Last night I was adding a new wifi device to my home network. One of the security features I make use of is MAC address filtering (and yes, I know a motivated attacker can spoof a MAC address easily enough, but there are many easier targets in my neighbourhood). My primary router is a Linksys WRT54GL running DD-WRT. If you have one of the Linksys WRT54G* routers, my experience is the stock firmware is terrible – you should either run DD-WRT or Tomato and if you insist on staying stock, at least get the latest version from Linksys.
I’ve been playing with Google Chrome a little bit. The various “run it under Linux” solutions simply don’t work well enough to bother with. So until Google gets a Linux version going – I’ve been playing with it under Windows. There are some things I like about Chrome: the ability to tear off a tab and get a new window; the omnibar; and their process per tab is pretty nifty. On the downside is plug-in stability (Adobe Reader really sucked in the 1st release, better in the update), general stability (I’ve crashed it a few times) and compatibility (some websites don’t recognize it). I’m not ready to make it my primary browser, but I do use it regularly.

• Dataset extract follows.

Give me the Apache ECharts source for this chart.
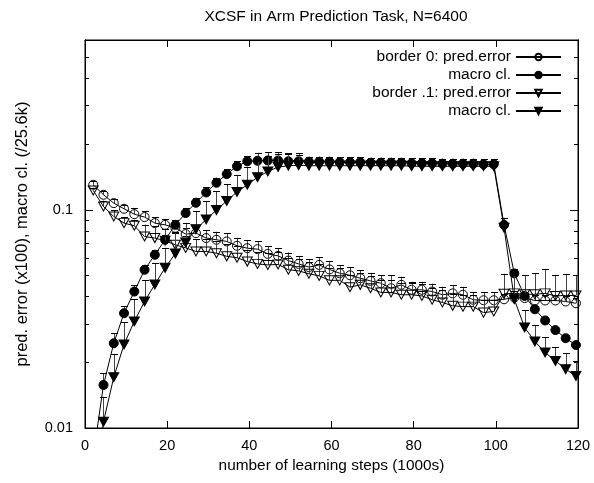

In order to edit the MAC filter list, I need to navigate some of the DD-WRT administration pages to make some changes. I was surprised to get an error message from Chrome when trying to save my changes, it turns out I was hitting a bug that was only very recently fixed. So, no worries – I just switched to Firefox and redid the change. However, to my dismay – it seems that the partial commit from Chrome caused my router to completely clear my nvram (in all honesty I can’t prove this, but the sequence of events makes sense).
DD-WRT has been very stable for me for quite some time. I was running v23 SP2 and had looked at the newer v24 version since it had some neat bandwidth monitoring features, but had decided to stall as migrating my configuration would be a bunch of work (and risk if I got it wrong). Lucky for me I had gotten a dump of the nvram by logging into the router via telnet and issuing a “nvram show” command, having this dump gave me a reference to help move my config over.
Faced with the complete loss of my configuration, I figured it was as good a time as any to upgrade to the latest version (v24 SP1). The upgrade went smoothly, and the new firmware looks really slick. In a way I’m sort of glad that I finally got around to doing it.